Konfederasyon Kupası'nda Brezilya rakibi Meksika'yı 2-0 yenerek yarı finale yükseldi. Fortaleza Stadı'ndan yükselen "Gol" sesleri ve alkışlar iki kilometre ötede, bağırışlar arasında kaybolup gitti.
Çünkü Brezilya-Meksika maçı oynanırken stada giden dört yolun ikisini kesmiş olan 25 bin kişi de protesto gösterisi yapıyordu.

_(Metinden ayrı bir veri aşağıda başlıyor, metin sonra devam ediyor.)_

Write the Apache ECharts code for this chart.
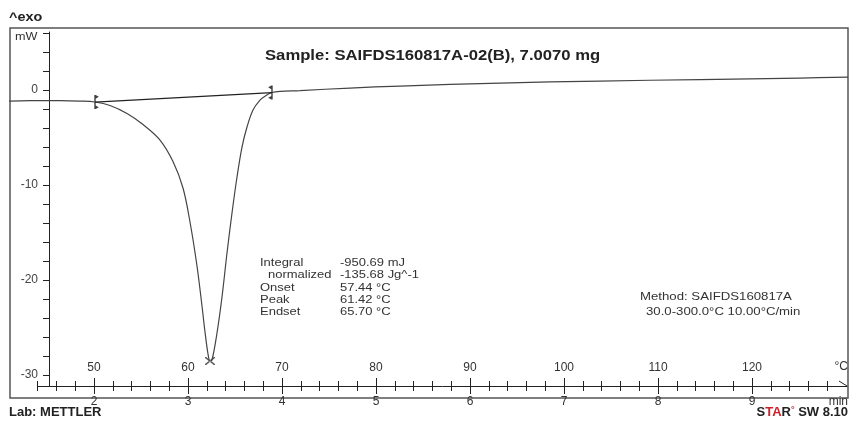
<!DOCTYPE html>
<html>
<head>
<meta charset="utf-8">
<script src="https://cdn.jsdelivr.net/npm/echarts@6/dist/echarts.min.js"></script>
<style>
  html, body { margin: 0; padding: 0; background: #fff; }
  #main { width: 849px; height: 425px; }
</style>
</head>
<body>
<div id="main"></div>
<script>
// DSC curve, time in min, heat flow in mW
var timeMin = [1.0957, 1.3191, 1.6383, 1.8511, 2.0106, 2.1702, 2.3511, 2.5213, 2.7021, 2.8404, 2.9468, 3.0213, 3.0957, 3.1489, 3.1809, 3.2128, 3.2340, 3.2553, 3.3085, 3.3617, 3.4149, 3.4681, 3.5213, 3.5745, 3.6277, 3.6915, 3.7660, 3.8298, 3.8936, 3.9787, 4.1915, 4.7234, 5.2553, 6.3191, 7.3830, 8.4468, 9.5106, 10.0213];
var heatFlow = [-1.158, -1.105, -1.105, -1.158, -1.263, -1.632, -2.474, -3.632, -5.263, -7.526, -10.316, -13.895, -18.526, -22.737, -25.474, -27.789, -28.526, -28.421, -25.579, -21.789, -17.158, -12.947, -9.158, -6.0, -3.895, -2.105, -1.053, -0.579, -0.263, -0.137, -0.053, 0.211, 0.421, 0.737, 0.947, 1.105, 1.263, 1.368];
var limitTime = [2.0106, 3.8936];
var limitFlow = [-1.263, -0.263];
var peakTime = [3.234];
var peakFlow = [-28.526];

var timeLabels = [2, 3, 4, 5, 6, 7, 8, 9];
var tempLabels = [50, 60, 70, 80, 90, 100, 110, 120];
var flowLabels = [-30, -20, -10, 0];

var minorTicks = [];
for (var k = 7; k <= 49; k++) { if (k % 5 != 0) minorTicks.push(k / 5); }
var flowTicks = [];
for (var f = -30; f <= 6; f += 2) flowTicks.push(f);

var FONT = "'Liberation Sans', Arial, sans-serif";
var INK = '#222';

function zip(a, b) { return a.map(function (v, i) { return [v, b[i]]; }); }

var xMin = 1 + 9 / 94, xMax = 1 + 848 / 94;

function tickAxis(values, len, inside, label) {
  return {
    type: 'value', gridIndex: 0, position: 'bottom', min: xMin, max: xMax,
    axisLine: {show: false, onZero: false},
    splitLine: {show: false},
    axisTick: {show: true, inside: inside, length: len, customValues: values, lineStyle: {color: INK, width: 1}},
    axisLabel: label || {show: false}
  };
}

function txt(x, y, s, size, opt) {
  opt = opt || {};
  return {
    type: 'text', x: x, y: y, scaleX: opt.sx || 1, silent: true,
    style: {
      text: s, fontSize: size, fontFamily: FONT, fontWeight: opt.bold ? 'bold' : 'normal',
      fill: opt.color || INK, align: opt.align || 'left', verticalAlign: 'middle',
      textAlign: opt.align || 'left', textVerticalAlign: 'middle', rich: opt.rich
    }
  };
}

// limit brackets and peak cross, drawn as filled outlines
var startMark = 'path://M0,0 L1.4,0 L1.4,14 L0,14 Z M1.4,0 L4.5,1.8 L1.4,3.6 Z M1.4,14 L4.5,12.2 L1.4,10.4 Z';
var endMark = 'path://M3.1,0 L4.5,0 L4.5,14 L3.1,14 Z M3.1,0 L0,1.8 L3.1,3.6 Z M3.1,14 L0,12.2 L3.1,10.4 Z';
var crossMark = 'path://M0,0 L1.2,0 L10,7 L10,8 L8.8,8 L0,1 Z M10,0 L8.8,0 L0,7 L0,8 L1.2,8 L10,1 Z';

var chart = echarts.init(document.getElementById('main'));
var option = {
  animation: false,
  backgroundColor: '#fff',
  grid: [
    {left: 9, right: 1, top: 32, bottom: 39},
    {left: 38, right: 2, top: 380, bottom: 39}
  ],
  xAxis: [
    {type: 'value', gridIndex: 0, min: xMin, max: xMax, show: false, axisLine: {onZero: false}},
    tickAxis(timeLabels, 8, false, {
      show: true, customValues: timeLabels, margin: 10, fontSize: 12, fontFamily: FONT, color: '#333'
    }),
    tickAxis(timeLabels, 8, true, {
      show: true, inside: true, customValues: timeLabels, margin: 12, fontSize: 12, fontFamily: FONT, color: '#333',
      formatter: function (v) { return String(tempLabels[timeLabels.indexOf(v)]); }
    }),
    tickAxis(minorTicks, 5, false),
    tickAxis(minorTicks, 5, true),
    {
      type: 'value', gridIndex: 1, position: 'bottom', min: 1 + 38 / 94, max: 1 + 847 / 94,
      axisLine: {show: true, onZero: false, lineStyle: {color: INK, width: 1}},
      axisTick: {show: false}, axisLabel: {show: false}, splitLine: {show: false}
    }
  ],
  yAxis: [
    {
      type: 'value', gridIndex: 0, position: 'left', offset: -40, min: -31.16, max: 6.11,
      axisLine: {show: true, onZero: false, lineStyle: {color: INK, width: 1}},
      axisTick: {show: true, length: 6, customValues: flowTicks, lineStyle: {color: INK, width: 1}},
      axisLabel: {show: true, customValues: flowLabels, margin: 11, fontSize: 12, fontFamily: FONT, color: '#444'},
      splitLine: {show: false}
    },
    {type: 'value', gridIndex: 1, show: false}
  ],
  series: [
    {
      name: 'curve', type: 'line', xAxisIndex: 0, yAxisIndex: 0,
      data: zip(timeMin, heatFlow), showSymbol: false, smooth: 0.35,
      lineStyle: {color: '#444', width: 1.2}
    },
    {
      name: 'baseline', type: 'line', xAxisIndex: 0, yAxisIndex: 0,
      data: zip(limitTime, limitFlow), showSymbol: false,
      lineStyle: {color: '#222', width: 1.2}
    },
    {
      name: 'limits', type: 'scatter', xAxisIndex: 0, yAxisIndex: 0,
      data: [
        {value: [limitTime[0], limitFlow[0]], symbol: startMark, symbolOffset: [1.55, 0]},
        {value: [limitTime[1], limitFlow[1]], symbol: endMark, symbolOffset: [-1.55, 0]}
      ],
      symbolSize: [4.5, 14],
      itemStyle: {color: '#111', borderWidth: 0}
    },
    {
      name: 'peak', type: 'scatter', xAxisIndex: 0, yAxisIndex: 0,
      data: zip(peakTime, peakFlow), symbol: crossMark, symbolSize: [10, 8],
      itemStyle: {color: '#333', borderWidth: 0}
    }
  ],
  graphic: [
    {type: 'rect', silent: true, shape: {x: 10, y: 28, width: 838, height: 370},
      style: {fill: 'none', stroke: '#555', lineWidth: 1.5}, z: -1},
    {type: 'line', silent: true, shape: {x1: 839, y1: 381, x2: 847, y2: 386}, style: {stroke: INK, lineWidth: 1}},
    txt(9, 18, '^exo', 12, {bold: true, sx: 1.2}),
    txt(15, 37, 'mW', 11, {color: '#333', sx: 1.15}),
    txt(265, 56, 'Sample: SAIFDS160817A-02(B), 7.0070 mg', 14, {bold: true, sx: 1.19}),
    txt(260, 263, 'Integral', 11, {color: '#333', sx: 1.18}),
    txt(268, 275, 'normalized', 11, {color: '#333', sx: 1.18}),
    txt(260, 288, 'Onset', 11, {color: '#333', sx: 1.18}),
    txt(260, 300, 'Peak', 11, {color: '#333', sx: 1.18}),
    txt(260, 312, 'Endset', 11, {color: '#333', sx: 1.18}),
    txt(340, 263, '-950.69 mJ', 11, {color: '#333', sx: 1.18}),
    txt(340, 275, '-135.68 Jg^-1', 11, {color: '#333', sx: 1.18}),
    txt(340, 288, '57.44 °C', 11, {color: '#333', sx: 1.18}),
    txt(340, 300, '61.42 °C', 11, {color: '#333', sx: 1.18}),
    txt(340, 312, '65.70 °C', 11, {color: '#333', sx: 1.18}),
    txt(640, 297, 'Method: SAIFDS160817A', 11, {color: '#333', sx: 1.2}),
    txt(646, 312, '30.0-300.0°C 10.00°C/min', 11, {color: '#333', sx: 1.2}),
    txt(848, 367, '°C', 12, {color: '#333', align: 'right'}),
    txt(848, 402, 'min', 12, {color: '#333', align: 'right'}),
    txt(9, 412, 'Lab: METTLER', 13, {bold: true, color: '#222'}),
    txt(848, 412, '{k|S}{r|TA}{k|R}{d|°} {k|SW 8.10}', 13, {bold: true, align: 'right', rich: {
      k: {fontSize: 13, fontWeight: 'bold', fontFamily: FONT, fill: '#222', color: '#222'},
      r: {fontSize: 13, fontWeight: 'bold', fontFamily: FONT, fill: '#d0202a', color: '#d0202a'},
      d: {fontSize: 9, fontWeight: 'bold', fontFamily: FONT, fill: '#d0202a', color: '#d0202a', verticalAlign: 'top'}
    }})
  ]
};
chart.setOption(option);
</script>
</body>
</html>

Brezilya'yı yarı finale taşıyan iki golden birini Neymar attı. Geçenlerde 57 milyon avroya Barcelona'ya transfer olan Brezilya Milli Takımı'nın müthiş hücum oyuncusu Neymar.
Neymar'ın Meksika kalesinin ağlarını dalgalandırdığı dakikalarda iki kilometre ötedeki protestoda kalabalık şöyle haykırıyordu: "Brezilya uyan! Bir öğretmen bin Neymar'dan daha değerli."
Çünkü Neymar 57 milyon avroya transfer olurken, bir öğretmen ayda en çok 290 avro ile geçinmeye çalışıyordu.
Fortaleza Stadyumu 2014 Dünya Kupası finalleri için 180 milyon avro harcanarak tepeden tırnağa yenilendi.
Stadın iki kilometre ötesindeki kalabalık öfkeyle hesap soruyordu: "100 milyon avro keşif bedelli bir yenileme çalışması nasıl 180 milyon avroya yükselir? Kim çaldı 80 milyon avroyu? Hırsız politikacılar..."
***
90 dakikalık milli maç ve 90 dakikalık protesto eylemi, Brezilya'yı anlatmaya yeter.
İşin özeti şu: Brezilya'da futbol artık meşruiyetini kaybediyor. Futbolu yolsuzluk, rüşvet, hırsızlık aracı yapan politikacılar ve yerel yöneticiler yüzünden.
Bakın; 2014 Dünya Kupası finalleri için statlara, yollara ve havaalanlarına yapılacak harcamaların toplamı 11-15 milyar dolar arasında tahmin ediliyor. Oysa başlangıçta tüm bu yatırımların 8 milyar dolarla gerçekleşeceği hesaplanmıştı. Maliyetin neredeyse iki katına çıkmasındaki en büyük etken ne? Cevap: Hırsızlık. Yolsuzluk. Rüşvet.
Sonra da peşkeş çekilen kamu kaynaklarını yeniden doldurabilmek için ne yapılıyor? Cevap: Zam.
Örneğin, ikinci lig maçlarında bile biletler son bir yılda yüzde 300 zamlandı.
Böyle bir çark işledikçe, futbolun meşruiyeti kalır mı?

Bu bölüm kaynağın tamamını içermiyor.